>> begin Source excerpt
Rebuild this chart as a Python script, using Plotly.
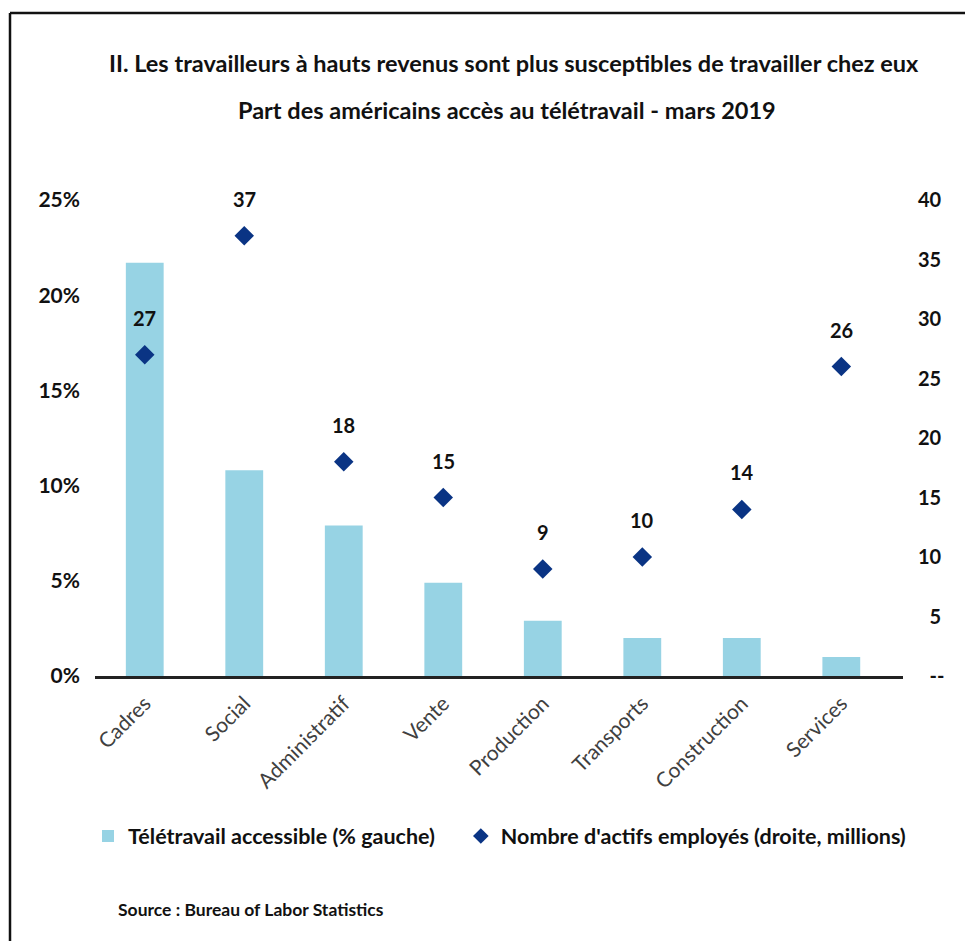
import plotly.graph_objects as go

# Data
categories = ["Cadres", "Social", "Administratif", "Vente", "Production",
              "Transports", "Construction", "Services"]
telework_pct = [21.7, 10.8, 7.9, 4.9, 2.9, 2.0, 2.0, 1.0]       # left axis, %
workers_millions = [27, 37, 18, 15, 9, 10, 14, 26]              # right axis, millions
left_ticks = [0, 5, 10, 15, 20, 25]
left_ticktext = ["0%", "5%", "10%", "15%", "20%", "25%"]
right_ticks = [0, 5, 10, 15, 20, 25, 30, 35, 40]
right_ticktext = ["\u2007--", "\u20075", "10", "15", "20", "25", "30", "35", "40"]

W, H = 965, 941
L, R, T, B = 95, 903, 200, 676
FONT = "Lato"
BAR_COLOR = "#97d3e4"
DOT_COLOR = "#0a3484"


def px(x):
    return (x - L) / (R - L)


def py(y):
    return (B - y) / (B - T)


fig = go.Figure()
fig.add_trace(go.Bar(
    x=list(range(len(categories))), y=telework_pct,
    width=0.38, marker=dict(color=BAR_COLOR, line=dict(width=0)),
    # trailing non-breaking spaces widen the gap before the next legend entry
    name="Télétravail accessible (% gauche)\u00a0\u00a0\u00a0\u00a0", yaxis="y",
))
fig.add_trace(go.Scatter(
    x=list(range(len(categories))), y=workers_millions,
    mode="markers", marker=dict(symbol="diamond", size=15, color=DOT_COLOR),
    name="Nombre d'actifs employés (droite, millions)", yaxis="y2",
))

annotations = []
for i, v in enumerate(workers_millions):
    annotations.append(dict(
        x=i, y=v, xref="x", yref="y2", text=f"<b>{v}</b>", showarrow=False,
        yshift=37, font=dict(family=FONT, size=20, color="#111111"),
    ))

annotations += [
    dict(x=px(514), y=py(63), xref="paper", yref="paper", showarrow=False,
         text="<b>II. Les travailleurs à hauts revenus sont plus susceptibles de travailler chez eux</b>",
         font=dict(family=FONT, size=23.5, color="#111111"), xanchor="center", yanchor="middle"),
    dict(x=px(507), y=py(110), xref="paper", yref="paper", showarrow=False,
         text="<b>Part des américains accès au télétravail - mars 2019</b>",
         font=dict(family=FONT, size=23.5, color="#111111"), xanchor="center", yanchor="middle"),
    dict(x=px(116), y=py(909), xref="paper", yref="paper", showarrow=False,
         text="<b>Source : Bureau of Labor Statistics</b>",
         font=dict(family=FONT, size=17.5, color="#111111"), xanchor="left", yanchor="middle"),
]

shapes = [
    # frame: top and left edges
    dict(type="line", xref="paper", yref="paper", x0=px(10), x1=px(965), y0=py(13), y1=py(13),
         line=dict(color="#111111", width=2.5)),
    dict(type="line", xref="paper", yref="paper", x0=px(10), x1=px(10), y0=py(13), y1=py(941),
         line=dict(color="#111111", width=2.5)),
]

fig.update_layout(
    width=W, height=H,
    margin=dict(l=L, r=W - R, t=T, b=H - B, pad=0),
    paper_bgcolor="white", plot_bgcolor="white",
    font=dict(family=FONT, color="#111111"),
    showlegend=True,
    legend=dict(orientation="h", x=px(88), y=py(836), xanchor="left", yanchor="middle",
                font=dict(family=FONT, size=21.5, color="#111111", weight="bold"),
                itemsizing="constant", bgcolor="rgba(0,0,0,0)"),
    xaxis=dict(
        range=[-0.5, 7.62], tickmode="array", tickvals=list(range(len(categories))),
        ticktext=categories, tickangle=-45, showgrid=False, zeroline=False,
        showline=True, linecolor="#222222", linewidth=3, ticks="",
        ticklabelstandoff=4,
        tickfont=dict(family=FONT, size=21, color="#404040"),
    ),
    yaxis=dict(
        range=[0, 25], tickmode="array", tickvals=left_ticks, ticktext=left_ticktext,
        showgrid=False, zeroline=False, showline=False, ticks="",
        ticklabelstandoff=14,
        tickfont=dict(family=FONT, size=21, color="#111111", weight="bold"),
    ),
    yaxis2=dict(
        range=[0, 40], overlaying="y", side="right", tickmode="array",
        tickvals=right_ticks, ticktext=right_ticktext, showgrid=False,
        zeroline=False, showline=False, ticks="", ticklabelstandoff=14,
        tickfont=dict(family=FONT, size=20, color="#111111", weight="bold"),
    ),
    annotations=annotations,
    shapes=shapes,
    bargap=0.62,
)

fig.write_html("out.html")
>> end Source excerpt
(Task instructions) Exclude the pictures. Write out the remaining data exactly.

(Output of the task)
Rebuild this chart as a Python script, using Plotly.
import plotly.graph_objects as go

# Data
categories = ["Cadres", "Social", "Administratif", "Vente", "Production",
              "Transports", "Construction", "Services"]
telework_pct = [21.7, 10.8, 7.9, 4.9, 2.9, 2.0, 2.0, 1.0]       # left axis, %
workers_millions = [27, 37, 18, 15, 9, 10, 14, 26]              # right axis, millions
left_ticks = [0, 5, 10, 15, 20, 25]
left_ticktext = ["0%", "5%", "10%", "15%", "20%", "25%"]
right_ticks = [0, 5, 10, 15, 20, 25, 30, 35, 40]
right_ticktext = ["\u2007--", "\u20075", "10", "15", "20", "25", "30", "35", "40"]

W, H = 965, 941
L, R, T, B = 95, 903, 200, 676
FONT = "Lato"
BAR_COLOR = "#97d3e4"
DOT_COLOR = "#0a3484"


def px(x):
    return (x - L) / (R - L)


def py(y):
    return (B - y) / (B - T)


fig = go.Figure()
fig.add_trace(go.Bar(
    x=list(range(len(categories))), y=telework_pct,
    width=0.38, marker=dict(color=BAR_COLOR, line=dict(width=0)),
    # trailing non-breaking spaces widen the gap before the next legend entry
    name="Télétravail accessible (% gauche)\u00a0\u00a0\u00a0\u00a0", yaxis="y",
))
fig.add_trace(go.Scatter(
    x=list(range(len(categories))), y=workers_millions,
    mode="markers", marker=dict(symbol="diamond", size=15, color=DOT_COLOR),
    name="Nombre d'actifs employés (droite, millions)", yaxis="y2",
))

annotations = []
for i, v in enumerate(workers_millions):
    annotations.append(dict(
        x=i, y=v, xref="x", yref="y2", text=f"<b>{v}</b>", showarrow=False,
        yshift=37, font=dict(family=FONT, size=20, color="#111111"),
    ))

annotations += [
    dict(x=px(514), y=py(63), xref="paper", yref="paper", showarrow=False,
         text="<b>II. Les travailleurs à hauts revenus sont plus susceptibles de travailler chez eux</b>",
         font=dict(family=FONT, size=23.5, color="#111111"), xanchor="center", yanchor="middle"),
    dict(x=px(507), y=py(110), xref="paper", yref="paper", showarrow=False,
         text="<b>Part des américains accès au télétravail - mars 2019</b>",
         font=dict(family=FONT, size=23.5, color="#111111"), xanchor="center", yanchor="middle"),
    dict(x=px(116), y=py(909), xref="paper", yref="paper", showarrow=False,
         text="<b>Source : Bureau of Labor Statistics</b>",
         font=dict(family=FONT, size=17.5, color="#111111"), xanchor="left", yanchor="middle"),
]

shapes = [
    # frame: top and left edges
    dict(type="line", xref="paper", yref="paper", x0=px(10), x1=px(965), y0=py(13), y1=py(13),
         line=dict(color="#111111", width=2.5)),
    dict(type="line", xref="paper", yref="paper", x0=px(10), x1=px(10), y0=py(13), y1=py(941),
         line=dict(color="#111111", width=2.5)),
]

fig.update_layout(
    width=W, height=H,
    margin=dict(l=L, r=W - R, t=T, b=H - B, pad=0),
    paper_bgcolor="white", plot_bgcolor="white",
    font=dict(family=FONT, color="#111111"),
    showlegend=True,
    legend=dict(orientation="h", x=px(88), y=py(836), xanchor="left", yanchor="middle",
                font=dict(family=FONT, size=21.5, color="#111111", weight="bold"),
                itemsizing="constant", bgcolor="rgba(0,0,0,0)"),
    xaxis=dict(
        range=[-0.5, 7.62], tickmode="array", tickvals=list(range(len(categories))),
        ticktext=categories, tickangle=-45, showgrid=False, zeroline=False,
        showline=True, linecolor="#222222", linewidth=3, ticks="",
        ticklabelstandoff=4,
        tickfont=dict(family=FONT, size=21, color="#404040"),
    ),
    yaxis=dict(
        range=[0, 25], tickmode="array", tickvals=left_ticks, ticktext=left_ticktext,
        showgrid=False, zeroline=False, showline=False, ticks="",
        ticklabelstandoff=14,
        tickfont=dict(family=FONT, size=21, color="#111111", weight="bold"),
    ),
    yaxis2=dict(
        range=[0, 40], overlaying="y", side="right", tickmode="array",
        tickvals=right_ticks, ticktext=right_ticktext, showgrid=False,
        zeroline=False, showline=False, ticks="", ticklabelstandoff=14,
        tickfont=dict(family=FONT, size=20, color="#111111", weight="bold"),
    ),
    annotations=annotations,
    shapes=shapes,
    bargap=0.62,
)

fig.write_html("out.html")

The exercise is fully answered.